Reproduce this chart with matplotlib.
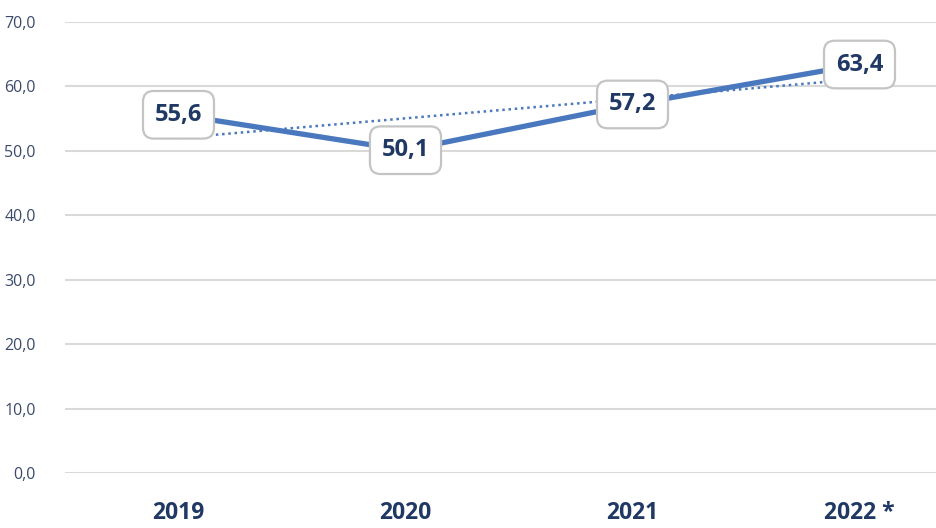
import matplotlib.pyplot as plt
import numpy as np

# Data
years = ["2019", "2020", "2021", "2022 *"]
values = [55.6, 50.1, 57.2, 63.4]
yticks = [0, 10, 20, 30, 40, 50, 60, 70]

navy = '#1F3864'
line_color = '#4A78BE'

fig = plt.figure(figsize=(9.37, 5.28), dpi=100)
# axes extend slightly past the right edge, as in the cropped original
ax = fig.add_axes([65/937, 55/528, 908/937, 451/528])

x = np.arange(len(years))
ax.plot(x, values, color=line_color, linewidth=3.8, solid_capstyle='butt', zorder=3)

# linear trendline
slope, intercept = np.polyfit(x, values, 1)
ax.plot(x, slope * x + intercept, color=line_color, linewidth=1.8,
        linestyle=(0, (1, 1.5)), zorder=2)

# value labels in rounded boxes
for xi, v in zip(x, values):
    ax.text(xi, v, f'{v:.1f}'.replace('.', ','), ha='center', va='center',
            fontsize=17, fontweight='bold', color=navy, family='Open Sans', zorder=4,
            bbox=dict(boxstyle='round,pad=0.5,rounding_size=0.45', facecolor='white',
                      edgecolor='#C4C4C4', linewidth=1.6))

ax.set_xlim(-0.5, 3.5)
ax.set_ylim(0, 70)
ax.set_yticks(yticks)
ax.set_yticklabels([f'{t:.1f}'.replace('.', ',') for t in yticks],
                   fontsize=11.5, color='#3B4A6B', family='Open Sans')
ax.set_xticks(x)
ax.set_xticklabels(years, fontsize=16.5, fontweight='bold', color=navy, family='Open Sans')
ax.tick_params(axis='y', length=0, pad=21)
ax.tick_params(axis='x', length=0, pad=20)

ax.grid(axis='y', color='#D9D9D9', linewidth=1.5)
ax.set_axisbelow(True)
for s in ax.spines.values():
    s.set_visible(False)

plt.savefig('out.png', dpi=100)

************

Problem requirements: Copy out every line of the listing that contains the string "matplotlib".

Answer to this exercise:
Reproduce this chart with matplotlib.
import matplotlib.pyplot as plt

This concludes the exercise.